According to landlords in the area, most people fear renting out spaces to Christians fearing backlash from the likes of the Sri Ram Sene which is particularly influential in the area. A delegation of Hindu seers, along with Sri Rama Sene's infamous president Pramod Muthalik, met the CM and reiterated the demand for the anti-conversion law at the earliest, a move which Christians fear will be used to target them.
On Wednesday, a delegation of Bishops and Christian leaders led by Reverend Nandu Kumar, and Reverend Derek Fernandes met the Belagavi Police Commissioner and submitted a memorandum, seeking protection.
The memorandum copy that TNM accessed read, "This is a dangerous development wherein it appears that instead of giving protection to the Christians we are asked to stop all our activities because of the threats posed by certain sections of people in the society. We would personally feel instead of restraining the priests and pastors from praying, the miscreants should be booked and action taken. All that is happening in these prayer halls is within the framework of the Constitution."
The Inspector of the Camp Police Station in Belagavi told reporters that fears of RW extremists attacking churches had prompted the police to request Christians not to hold public meetings and to install CCTV cameras around churches.
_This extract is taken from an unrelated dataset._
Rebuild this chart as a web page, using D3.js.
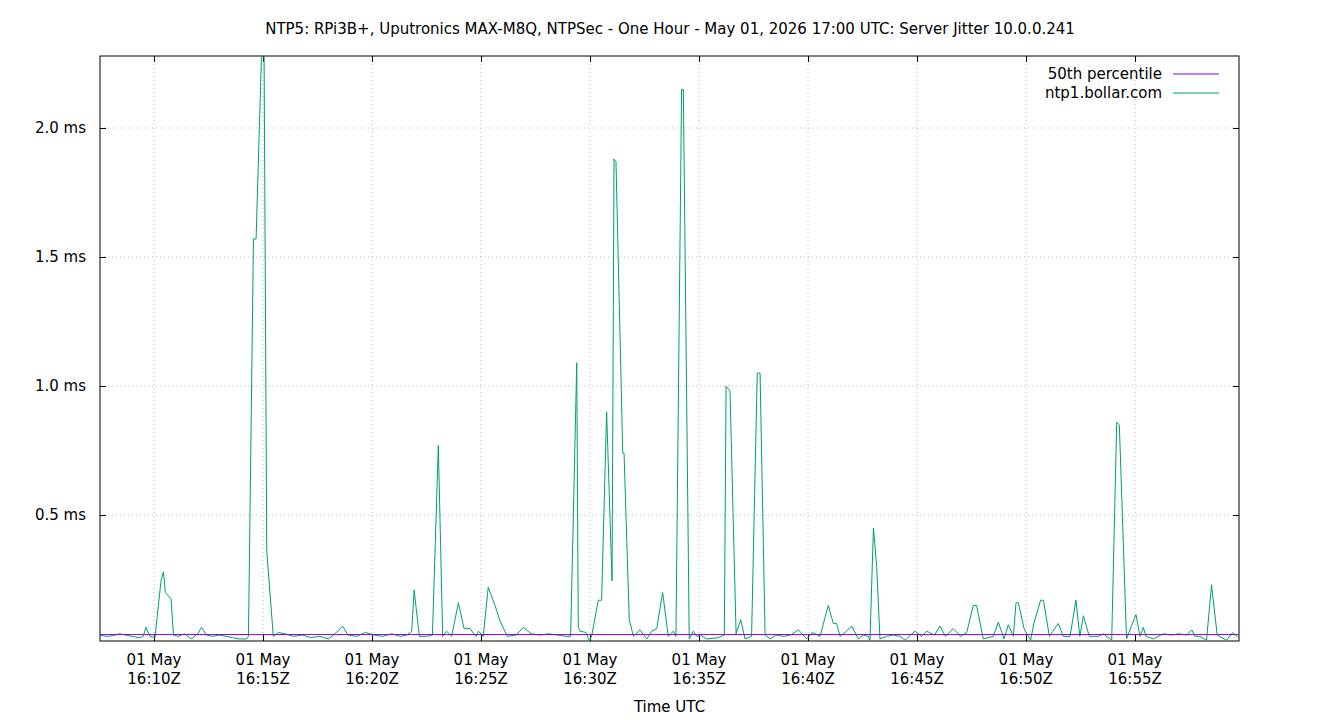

They were also advised not to bring people from other faiths or castes to the meetings in order to forestall accusations of false conversions, he said.
"We have around 20 believers attending our Sunday prayers. Most of them are daily wage earners and are very scared of getting into any trouble. In Belagavi, only protestants are being targeted because unlike Catholics, they are not very influential," another pastor who chose to remain anonymous told TNM.
Karnataka had also ordered a survey of churches earlier this year in order to check alleged forced conversions which had prompted a public outcry on tbe basis of oppression of minorities.